BEGIN Exercise input
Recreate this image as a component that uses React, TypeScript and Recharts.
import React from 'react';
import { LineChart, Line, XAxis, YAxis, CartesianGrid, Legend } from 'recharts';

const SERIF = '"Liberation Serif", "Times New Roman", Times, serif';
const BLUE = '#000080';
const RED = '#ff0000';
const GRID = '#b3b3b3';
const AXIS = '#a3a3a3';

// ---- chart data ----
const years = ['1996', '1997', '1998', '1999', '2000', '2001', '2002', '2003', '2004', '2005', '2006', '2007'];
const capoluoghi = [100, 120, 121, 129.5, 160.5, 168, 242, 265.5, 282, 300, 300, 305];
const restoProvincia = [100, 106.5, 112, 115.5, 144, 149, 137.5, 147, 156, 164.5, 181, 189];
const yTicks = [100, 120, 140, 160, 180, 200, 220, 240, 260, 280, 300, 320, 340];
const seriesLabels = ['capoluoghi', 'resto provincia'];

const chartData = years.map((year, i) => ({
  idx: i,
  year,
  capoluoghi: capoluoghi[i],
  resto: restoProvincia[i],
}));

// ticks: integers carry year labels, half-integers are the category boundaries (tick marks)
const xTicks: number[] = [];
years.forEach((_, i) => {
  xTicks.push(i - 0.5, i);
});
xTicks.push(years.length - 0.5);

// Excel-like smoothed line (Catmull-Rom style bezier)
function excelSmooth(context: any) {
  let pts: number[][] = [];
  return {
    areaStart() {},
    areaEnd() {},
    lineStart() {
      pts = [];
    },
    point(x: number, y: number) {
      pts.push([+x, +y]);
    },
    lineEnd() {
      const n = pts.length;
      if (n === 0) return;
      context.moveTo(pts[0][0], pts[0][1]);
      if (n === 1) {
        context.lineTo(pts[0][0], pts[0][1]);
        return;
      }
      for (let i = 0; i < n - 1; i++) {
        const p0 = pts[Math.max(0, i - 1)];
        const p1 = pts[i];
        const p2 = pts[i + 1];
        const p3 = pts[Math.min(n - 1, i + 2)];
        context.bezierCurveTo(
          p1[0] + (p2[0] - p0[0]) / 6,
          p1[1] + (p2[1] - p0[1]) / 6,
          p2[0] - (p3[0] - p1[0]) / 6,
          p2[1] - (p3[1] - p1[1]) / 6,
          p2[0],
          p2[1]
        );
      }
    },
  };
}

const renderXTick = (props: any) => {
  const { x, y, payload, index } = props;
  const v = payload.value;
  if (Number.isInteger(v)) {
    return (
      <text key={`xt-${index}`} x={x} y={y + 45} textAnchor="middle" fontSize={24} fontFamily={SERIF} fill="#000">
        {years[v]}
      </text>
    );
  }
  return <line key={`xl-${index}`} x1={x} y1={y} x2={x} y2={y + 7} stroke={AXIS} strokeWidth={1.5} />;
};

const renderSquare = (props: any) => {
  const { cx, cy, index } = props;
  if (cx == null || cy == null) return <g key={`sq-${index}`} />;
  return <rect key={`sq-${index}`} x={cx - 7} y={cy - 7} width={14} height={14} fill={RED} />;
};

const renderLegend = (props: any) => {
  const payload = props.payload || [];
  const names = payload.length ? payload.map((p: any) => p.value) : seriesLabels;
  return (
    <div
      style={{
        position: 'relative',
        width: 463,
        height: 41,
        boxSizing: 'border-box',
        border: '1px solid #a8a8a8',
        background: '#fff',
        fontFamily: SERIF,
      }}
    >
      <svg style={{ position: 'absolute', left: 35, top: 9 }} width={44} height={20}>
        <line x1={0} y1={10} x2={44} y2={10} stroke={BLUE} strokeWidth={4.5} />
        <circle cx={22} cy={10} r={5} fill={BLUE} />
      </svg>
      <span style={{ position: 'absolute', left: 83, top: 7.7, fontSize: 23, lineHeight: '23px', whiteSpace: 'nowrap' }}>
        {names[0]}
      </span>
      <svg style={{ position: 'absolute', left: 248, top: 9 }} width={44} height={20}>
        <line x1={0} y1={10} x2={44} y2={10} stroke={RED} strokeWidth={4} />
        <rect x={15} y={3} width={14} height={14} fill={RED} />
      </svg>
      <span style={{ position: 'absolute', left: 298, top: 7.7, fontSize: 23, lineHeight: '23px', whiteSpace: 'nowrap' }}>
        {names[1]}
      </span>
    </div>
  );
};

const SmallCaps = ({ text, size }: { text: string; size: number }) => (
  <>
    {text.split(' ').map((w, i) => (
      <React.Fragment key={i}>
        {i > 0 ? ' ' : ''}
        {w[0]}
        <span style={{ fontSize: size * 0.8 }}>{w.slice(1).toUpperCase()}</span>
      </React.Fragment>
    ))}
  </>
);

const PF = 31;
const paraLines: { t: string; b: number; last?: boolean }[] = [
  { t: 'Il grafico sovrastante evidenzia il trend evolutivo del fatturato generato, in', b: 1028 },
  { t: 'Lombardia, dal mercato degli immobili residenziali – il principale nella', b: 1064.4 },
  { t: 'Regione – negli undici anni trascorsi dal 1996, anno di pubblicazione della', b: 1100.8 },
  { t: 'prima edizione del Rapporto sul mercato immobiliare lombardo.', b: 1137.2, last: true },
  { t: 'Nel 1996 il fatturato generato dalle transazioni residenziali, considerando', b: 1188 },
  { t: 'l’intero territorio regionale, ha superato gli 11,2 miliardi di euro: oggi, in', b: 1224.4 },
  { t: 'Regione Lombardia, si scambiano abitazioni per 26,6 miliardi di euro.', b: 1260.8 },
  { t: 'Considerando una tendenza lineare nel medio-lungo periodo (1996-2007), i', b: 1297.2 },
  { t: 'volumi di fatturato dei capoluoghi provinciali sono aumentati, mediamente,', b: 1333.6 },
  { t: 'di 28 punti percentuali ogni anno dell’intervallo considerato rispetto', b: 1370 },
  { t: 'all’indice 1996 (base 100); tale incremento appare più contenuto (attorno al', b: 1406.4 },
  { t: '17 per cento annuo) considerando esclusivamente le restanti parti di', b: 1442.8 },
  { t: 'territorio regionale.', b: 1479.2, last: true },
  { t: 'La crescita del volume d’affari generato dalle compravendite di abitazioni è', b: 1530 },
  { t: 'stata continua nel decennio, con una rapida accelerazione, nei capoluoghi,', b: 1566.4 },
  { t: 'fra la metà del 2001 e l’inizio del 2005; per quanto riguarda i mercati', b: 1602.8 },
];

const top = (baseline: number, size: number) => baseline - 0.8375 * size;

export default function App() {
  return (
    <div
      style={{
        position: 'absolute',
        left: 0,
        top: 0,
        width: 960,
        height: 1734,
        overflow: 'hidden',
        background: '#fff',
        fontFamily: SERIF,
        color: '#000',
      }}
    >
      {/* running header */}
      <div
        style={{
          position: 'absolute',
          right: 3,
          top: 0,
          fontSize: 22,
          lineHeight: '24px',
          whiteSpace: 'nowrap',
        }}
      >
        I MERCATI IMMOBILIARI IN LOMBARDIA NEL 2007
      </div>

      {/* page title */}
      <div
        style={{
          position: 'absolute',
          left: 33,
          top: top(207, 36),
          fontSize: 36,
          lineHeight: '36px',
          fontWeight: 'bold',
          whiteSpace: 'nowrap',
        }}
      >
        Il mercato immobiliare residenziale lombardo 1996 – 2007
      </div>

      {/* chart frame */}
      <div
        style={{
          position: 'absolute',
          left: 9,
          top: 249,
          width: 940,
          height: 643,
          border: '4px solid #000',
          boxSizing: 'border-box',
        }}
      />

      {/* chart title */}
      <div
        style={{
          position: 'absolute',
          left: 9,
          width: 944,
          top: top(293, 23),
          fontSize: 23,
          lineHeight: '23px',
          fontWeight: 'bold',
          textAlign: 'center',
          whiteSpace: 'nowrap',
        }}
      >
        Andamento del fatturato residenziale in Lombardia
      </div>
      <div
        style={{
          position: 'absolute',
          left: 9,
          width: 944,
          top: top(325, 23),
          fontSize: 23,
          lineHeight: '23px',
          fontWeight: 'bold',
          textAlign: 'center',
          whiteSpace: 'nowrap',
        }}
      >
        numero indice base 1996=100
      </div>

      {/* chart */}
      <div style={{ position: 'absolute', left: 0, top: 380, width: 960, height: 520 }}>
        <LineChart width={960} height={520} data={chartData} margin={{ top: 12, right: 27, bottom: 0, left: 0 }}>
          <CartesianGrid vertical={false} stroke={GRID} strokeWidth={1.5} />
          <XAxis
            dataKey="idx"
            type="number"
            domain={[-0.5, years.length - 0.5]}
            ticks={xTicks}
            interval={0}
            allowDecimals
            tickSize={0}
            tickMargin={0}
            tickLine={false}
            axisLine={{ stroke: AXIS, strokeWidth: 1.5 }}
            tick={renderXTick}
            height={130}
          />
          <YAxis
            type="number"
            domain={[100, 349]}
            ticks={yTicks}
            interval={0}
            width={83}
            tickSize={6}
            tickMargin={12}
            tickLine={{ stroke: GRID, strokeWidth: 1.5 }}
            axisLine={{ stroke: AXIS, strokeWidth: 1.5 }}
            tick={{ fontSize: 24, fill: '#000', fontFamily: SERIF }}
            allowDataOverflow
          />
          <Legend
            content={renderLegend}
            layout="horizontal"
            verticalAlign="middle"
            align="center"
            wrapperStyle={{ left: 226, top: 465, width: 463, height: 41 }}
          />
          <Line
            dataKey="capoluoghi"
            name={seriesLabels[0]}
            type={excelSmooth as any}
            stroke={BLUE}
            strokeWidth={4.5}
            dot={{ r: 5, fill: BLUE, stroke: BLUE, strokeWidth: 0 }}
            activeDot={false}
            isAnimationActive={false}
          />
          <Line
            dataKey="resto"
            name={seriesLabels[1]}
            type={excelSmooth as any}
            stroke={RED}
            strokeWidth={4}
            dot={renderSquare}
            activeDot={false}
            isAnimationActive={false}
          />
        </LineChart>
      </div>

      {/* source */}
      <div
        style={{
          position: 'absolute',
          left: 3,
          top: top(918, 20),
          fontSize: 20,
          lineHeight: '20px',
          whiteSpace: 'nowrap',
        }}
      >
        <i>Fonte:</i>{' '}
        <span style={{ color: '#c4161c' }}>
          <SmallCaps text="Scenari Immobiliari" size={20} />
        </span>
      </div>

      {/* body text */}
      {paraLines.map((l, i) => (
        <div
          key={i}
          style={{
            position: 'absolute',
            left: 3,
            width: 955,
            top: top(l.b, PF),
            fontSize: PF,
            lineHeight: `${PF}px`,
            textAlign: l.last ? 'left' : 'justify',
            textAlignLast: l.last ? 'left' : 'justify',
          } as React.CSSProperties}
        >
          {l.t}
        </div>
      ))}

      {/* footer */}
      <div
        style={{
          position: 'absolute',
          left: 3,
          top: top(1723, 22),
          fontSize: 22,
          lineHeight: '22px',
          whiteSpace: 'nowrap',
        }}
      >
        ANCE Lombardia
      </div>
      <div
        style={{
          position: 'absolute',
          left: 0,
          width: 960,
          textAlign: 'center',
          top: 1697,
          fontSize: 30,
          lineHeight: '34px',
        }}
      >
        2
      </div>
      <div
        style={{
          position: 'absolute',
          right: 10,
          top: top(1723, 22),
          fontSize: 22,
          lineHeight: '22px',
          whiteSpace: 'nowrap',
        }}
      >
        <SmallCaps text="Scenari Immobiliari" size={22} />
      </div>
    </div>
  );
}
END Exercise input
BEGIN Exercise input
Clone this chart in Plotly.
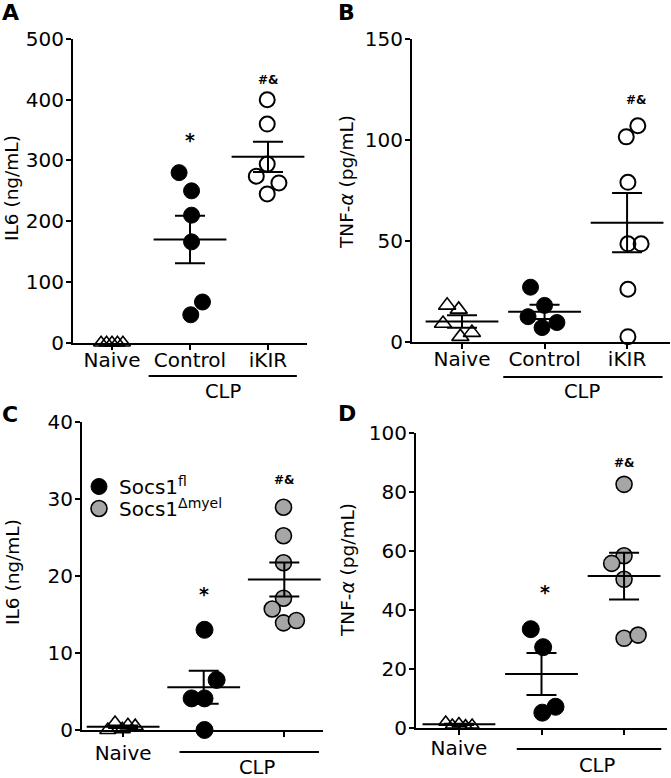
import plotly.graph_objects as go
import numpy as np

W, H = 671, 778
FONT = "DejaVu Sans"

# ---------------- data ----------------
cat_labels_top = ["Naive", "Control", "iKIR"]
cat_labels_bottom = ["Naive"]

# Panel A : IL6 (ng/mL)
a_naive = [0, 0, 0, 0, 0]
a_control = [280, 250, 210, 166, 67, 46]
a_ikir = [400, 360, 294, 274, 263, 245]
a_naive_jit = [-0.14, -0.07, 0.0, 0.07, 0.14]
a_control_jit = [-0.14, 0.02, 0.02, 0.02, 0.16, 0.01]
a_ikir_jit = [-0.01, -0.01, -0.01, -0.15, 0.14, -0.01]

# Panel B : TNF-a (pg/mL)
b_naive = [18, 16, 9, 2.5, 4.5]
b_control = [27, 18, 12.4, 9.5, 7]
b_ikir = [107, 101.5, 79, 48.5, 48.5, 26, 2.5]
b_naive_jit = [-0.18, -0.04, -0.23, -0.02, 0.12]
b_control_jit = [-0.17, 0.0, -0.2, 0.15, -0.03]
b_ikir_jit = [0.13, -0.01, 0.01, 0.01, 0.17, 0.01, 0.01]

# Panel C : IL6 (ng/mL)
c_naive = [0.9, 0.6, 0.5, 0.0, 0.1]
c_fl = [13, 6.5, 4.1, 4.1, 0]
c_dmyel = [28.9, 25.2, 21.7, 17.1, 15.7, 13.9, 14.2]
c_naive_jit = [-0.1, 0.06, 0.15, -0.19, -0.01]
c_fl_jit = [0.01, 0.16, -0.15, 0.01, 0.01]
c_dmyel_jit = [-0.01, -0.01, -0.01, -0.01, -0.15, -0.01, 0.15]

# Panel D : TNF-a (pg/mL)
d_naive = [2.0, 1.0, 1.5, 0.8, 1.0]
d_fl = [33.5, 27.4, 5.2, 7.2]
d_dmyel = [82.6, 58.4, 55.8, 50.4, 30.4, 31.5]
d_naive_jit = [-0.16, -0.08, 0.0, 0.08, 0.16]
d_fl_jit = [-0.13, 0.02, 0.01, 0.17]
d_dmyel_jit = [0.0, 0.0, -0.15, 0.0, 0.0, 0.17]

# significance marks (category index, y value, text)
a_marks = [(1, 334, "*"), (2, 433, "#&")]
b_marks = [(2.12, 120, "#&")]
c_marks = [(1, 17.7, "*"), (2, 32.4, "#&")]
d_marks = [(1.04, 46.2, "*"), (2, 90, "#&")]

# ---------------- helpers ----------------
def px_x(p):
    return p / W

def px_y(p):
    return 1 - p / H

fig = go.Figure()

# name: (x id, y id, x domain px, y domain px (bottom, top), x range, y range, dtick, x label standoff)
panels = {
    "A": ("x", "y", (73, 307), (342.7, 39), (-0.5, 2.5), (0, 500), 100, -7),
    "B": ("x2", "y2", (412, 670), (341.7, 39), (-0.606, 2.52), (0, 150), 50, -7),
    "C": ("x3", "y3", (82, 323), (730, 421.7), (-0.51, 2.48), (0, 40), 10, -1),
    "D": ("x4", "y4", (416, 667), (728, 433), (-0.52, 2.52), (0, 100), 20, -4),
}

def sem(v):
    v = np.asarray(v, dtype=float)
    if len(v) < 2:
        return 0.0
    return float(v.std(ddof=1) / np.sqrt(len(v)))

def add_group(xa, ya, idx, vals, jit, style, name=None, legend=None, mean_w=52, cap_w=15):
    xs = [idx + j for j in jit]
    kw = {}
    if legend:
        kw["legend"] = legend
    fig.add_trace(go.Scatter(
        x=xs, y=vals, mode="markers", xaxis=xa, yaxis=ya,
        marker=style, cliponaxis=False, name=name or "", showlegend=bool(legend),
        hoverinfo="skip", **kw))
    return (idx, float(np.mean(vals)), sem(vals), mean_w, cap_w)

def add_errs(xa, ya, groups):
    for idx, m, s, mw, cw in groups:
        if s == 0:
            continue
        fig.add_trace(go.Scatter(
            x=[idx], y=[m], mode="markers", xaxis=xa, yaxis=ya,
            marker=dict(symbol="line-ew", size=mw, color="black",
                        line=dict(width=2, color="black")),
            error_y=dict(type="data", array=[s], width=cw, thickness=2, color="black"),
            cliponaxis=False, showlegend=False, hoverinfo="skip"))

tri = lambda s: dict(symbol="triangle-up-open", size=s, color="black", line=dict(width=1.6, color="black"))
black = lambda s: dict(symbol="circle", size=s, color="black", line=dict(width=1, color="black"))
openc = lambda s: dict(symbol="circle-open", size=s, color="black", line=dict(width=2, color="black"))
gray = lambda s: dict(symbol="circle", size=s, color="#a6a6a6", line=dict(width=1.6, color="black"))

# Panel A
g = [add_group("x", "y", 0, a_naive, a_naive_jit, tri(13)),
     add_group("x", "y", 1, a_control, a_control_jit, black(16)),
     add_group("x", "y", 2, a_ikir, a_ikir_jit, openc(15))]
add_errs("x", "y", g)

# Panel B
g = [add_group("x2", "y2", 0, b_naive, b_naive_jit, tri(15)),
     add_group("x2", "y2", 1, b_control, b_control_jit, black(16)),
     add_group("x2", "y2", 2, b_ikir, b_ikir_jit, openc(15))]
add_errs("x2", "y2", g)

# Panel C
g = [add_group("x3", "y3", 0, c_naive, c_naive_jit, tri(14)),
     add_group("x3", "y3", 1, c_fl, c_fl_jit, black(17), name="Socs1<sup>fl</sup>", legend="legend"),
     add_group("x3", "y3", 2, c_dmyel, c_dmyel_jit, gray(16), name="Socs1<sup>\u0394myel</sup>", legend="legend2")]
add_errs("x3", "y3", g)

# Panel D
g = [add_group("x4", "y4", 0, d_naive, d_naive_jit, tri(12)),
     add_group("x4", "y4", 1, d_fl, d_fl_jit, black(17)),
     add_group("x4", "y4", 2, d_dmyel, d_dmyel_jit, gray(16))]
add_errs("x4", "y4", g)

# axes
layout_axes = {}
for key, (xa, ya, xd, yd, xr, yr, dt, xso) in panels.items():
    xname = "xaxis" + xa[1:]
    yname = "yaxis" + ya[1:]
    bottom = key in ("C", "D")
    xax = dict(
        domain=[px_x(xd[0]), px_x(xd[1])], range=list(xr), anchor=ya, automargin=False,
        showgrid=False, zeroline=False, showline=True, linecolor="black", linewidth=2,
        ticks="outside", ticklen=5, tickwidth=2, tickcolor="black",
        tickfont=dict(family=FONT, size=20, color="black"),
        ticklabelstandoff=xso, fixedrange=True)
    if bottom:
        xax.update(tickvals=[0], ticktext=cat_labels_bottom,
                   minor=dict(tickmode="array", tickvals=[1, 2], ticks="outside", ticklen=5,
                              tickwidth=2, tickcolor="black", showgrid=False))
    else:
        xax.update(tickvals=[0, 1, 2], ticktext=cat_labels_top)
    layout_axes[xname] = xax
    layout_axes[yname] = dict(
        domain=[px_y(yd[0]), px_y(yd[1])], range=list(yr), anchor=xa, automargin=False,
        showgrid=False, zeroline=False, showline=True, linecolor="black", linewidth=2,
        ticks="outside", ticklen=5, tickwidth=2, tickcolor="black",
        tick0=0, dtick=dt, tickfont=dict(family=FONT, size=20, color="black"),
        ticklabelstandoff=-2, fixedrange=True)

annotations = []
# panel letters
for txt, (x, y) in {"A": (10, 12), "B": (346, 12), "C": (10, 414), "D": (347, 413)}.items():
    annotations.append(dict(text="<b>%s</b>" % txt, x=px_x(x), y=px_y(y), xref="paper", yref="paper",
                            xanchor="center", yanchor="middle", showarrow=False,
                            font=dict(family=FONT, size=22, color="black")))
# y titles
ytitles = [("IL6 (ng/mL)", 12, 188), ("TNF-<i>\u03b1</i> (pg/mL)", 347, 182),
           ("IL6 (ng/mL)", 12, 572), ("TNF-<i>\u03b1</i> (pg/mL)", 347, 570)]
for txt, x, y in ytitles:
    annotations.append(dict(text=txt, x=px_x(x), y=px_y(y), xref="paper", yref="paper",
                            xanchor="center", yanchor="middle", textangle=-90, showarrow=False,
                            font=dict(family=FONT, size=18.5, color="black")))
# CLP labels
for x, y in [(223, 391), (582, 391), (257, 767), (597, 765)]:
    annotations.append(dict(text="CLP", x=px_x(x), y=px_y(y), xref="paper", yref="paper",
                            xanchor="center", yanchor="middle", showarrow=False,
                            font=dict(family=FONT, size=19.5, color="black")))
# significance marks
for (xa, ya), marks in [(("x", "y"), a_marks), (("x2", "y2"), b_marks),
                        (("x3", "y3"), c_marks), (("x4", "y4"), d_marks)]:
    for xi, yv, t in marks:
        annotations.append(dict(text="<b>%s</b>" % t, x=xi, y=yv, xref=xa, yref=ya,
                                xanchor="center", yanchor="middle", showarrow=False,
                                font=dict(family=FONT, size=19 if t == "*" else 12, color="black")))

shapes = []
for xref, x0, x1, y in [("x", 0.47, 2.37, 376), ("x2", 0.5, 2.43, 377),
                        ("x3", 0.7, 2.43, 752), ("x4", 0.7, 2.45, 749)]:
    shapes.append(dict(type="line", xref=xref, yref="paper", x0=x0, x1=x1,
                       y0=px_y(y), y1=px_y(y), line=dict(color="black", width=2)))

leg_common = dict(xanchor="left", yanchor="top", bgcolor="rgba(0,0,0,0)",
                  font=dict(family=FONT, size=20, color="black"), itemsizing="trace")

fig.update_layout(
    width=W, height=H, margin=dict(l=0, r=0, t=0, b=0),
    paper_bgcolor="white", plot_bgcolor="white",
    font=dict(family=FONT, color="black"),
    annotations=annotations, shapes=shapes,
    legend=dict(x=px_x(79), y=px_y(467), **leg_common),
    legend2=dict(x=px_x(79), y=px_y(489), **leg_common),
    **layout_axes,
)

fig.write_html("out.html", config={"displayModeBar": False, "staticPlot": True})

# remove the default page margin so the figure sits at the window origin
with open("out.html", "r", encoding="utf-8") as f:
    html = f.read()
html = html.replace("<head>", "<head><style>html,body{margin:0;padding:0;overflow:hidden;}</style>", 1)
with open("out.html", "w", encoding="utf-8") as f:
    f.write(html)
END Exercise input
BEGIN Exercise input
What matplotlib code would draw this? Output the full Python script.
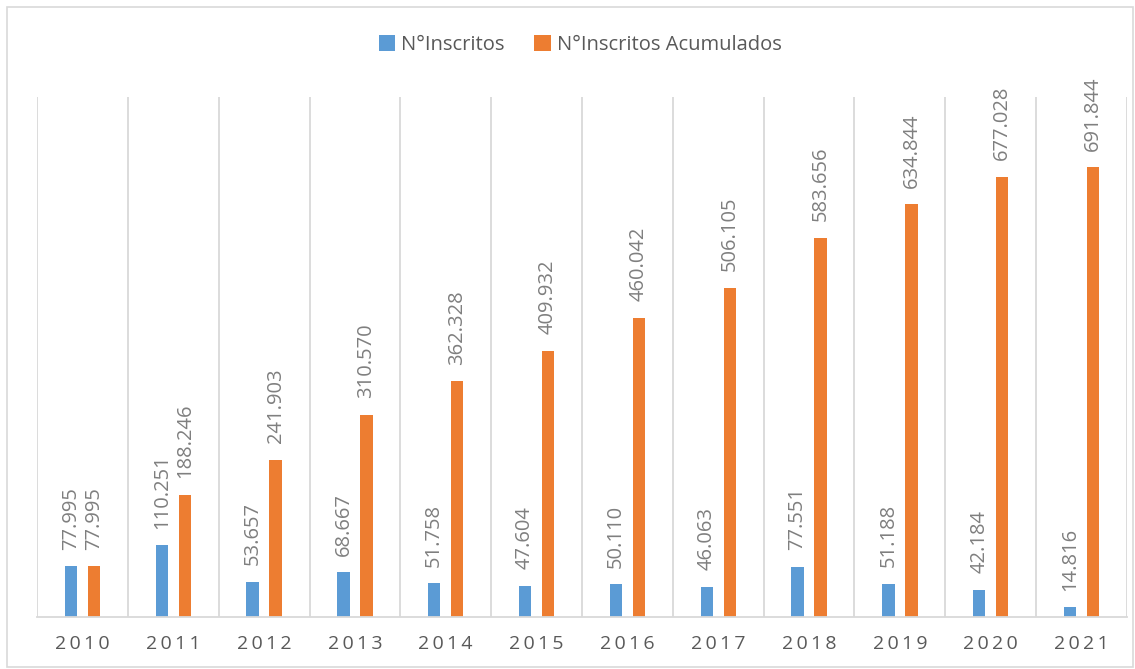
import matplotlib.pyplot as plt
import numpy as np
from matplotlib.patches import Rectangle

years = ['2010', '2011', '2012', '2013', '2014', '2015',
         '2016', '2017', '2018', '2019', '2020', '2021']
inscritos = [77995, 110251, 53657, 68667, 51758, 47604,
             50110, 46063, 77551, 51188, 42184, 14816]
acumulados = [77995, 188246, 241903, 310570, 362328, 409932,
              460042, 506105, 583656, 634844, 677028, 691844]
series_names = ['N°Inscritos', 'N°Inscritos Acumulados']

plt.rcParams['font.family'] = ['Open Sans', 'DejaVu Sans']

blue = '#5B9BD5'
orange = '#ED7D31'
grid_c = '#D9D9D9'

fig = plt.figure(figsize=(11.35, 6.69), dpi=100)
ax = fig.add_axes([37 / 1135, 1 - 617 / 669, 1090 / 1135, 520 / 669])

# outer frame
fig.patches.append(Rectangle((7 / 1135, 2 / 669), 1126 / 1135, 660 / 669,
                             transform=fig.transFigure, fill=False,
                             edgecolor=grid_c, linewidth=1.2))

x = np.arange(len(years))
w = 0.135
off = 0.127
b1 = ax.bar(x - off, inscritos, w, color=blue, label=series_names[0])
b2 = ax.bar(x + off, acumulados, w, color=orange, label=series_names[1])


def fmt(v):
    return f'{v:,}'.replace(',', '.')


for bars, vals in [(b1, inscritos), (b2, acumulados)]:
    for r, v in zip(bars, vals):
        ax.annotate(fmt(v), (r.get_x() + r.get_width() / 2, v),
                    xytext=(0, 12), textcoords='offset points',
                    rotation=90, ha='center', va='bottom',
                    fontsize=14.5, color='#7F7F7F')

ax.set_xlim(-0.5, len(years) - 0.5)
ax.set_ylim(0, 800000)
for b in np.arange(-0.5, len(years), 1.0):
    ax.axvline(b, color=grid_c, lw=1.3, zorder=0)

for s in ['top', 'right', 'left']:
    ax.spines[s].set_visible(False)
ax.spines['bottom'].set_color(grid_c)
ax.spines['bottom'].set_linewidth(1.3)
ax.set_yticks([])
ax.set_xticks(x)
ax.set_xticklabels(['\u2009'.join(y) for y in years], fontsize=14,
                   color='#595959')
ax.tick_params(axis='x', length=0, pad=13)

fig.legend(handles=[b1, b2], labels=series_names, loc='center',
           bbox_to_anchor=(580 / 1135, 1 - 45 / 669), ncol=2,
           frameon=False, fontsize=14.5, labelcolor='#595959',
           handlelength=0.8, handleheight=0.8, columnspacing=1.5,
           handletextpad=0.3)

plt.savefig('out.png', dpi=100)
END Exercise input
# Objective
Repeat, with no pictures, exactly the lines from the one containing "What matplotlib code" through the one containing "ax.axvline(b, color=grid_c, lw=1.3, zorder=0)", the first and last included.

# The output
What matplotlib code would draw this? Output the full Python script.
import matplotlib.pyplot as plt
import numpy as np
from matplotlib.patches import Rectangle

years = ['2010', '2011', '2012', '2013', '2014', '2015',
         '2016', '2017', '2018', '2019', '2020', '2021']
inscritos = [77995, 110251, 53657, 68667, 51758, 47604,
             50110, 46063, 77551, 51188, 42184, 14816]
acumulados = [77995, 188246, 241903, 310570, 362328, 409932,
              460042, 506105, 583656, 634844, 677028, 691844]
series_names = ['N°Inscritos', 'N°Inscritos Acumulados']

plt.rcParams['font.family'] = ['Open Sans', 'DejaVu Sans']

blue = '#5B9BD5'
orange = '#ED7D31'
grid_c = '#D9D9D9'

fig = plt.figure(figsize=(11.35, 6.69), dpi=100)
ax = fig.add_axes([37 / 1135, 1 - 617 / 669, 1090 / 1135, 520 / 669])

# outer frame
fig.patches.append(Rectangle((7 / 1135, 2 / 669), 1126 / 1135, 660 / 669,
                             transform=fig.transFigure, fill=False,
                             edgecolor=grid_c, linewidth=1.2))

x = np.arange(len(years))
w = 0.135
off = 0.127
b1 = ax.bar(x - off, inscritos, w, color=blue, label=series_names[0])
b2 = ax.bar(x + off, acumulados, w, color=orange, label=series_names[1])


def fmt(v):
    return f'{v:,}'.replace(',', '.')


for bars, vals in [(b1, inscritos), (b2, acumulados)]:
    for r, v in zip(bars, vals):
        ax.annotate(fmt(v), (r.get_x() + r.get_width() / 2, v),
                    xytext=(0, 12), textcoords='offset points',
                    rotation=90, ha='center', va='bottom',
                    fontsize=14.5, color='#7F7F7F')

ax.set_xlim(-0.5, len(years) - 0.5)
ax.set_ylim(0, 800000)
for b in np.arange(-0.5, len(years), 1.0):
    ax.axvline(b, color=grid_c, lw=1.3, zorder=0)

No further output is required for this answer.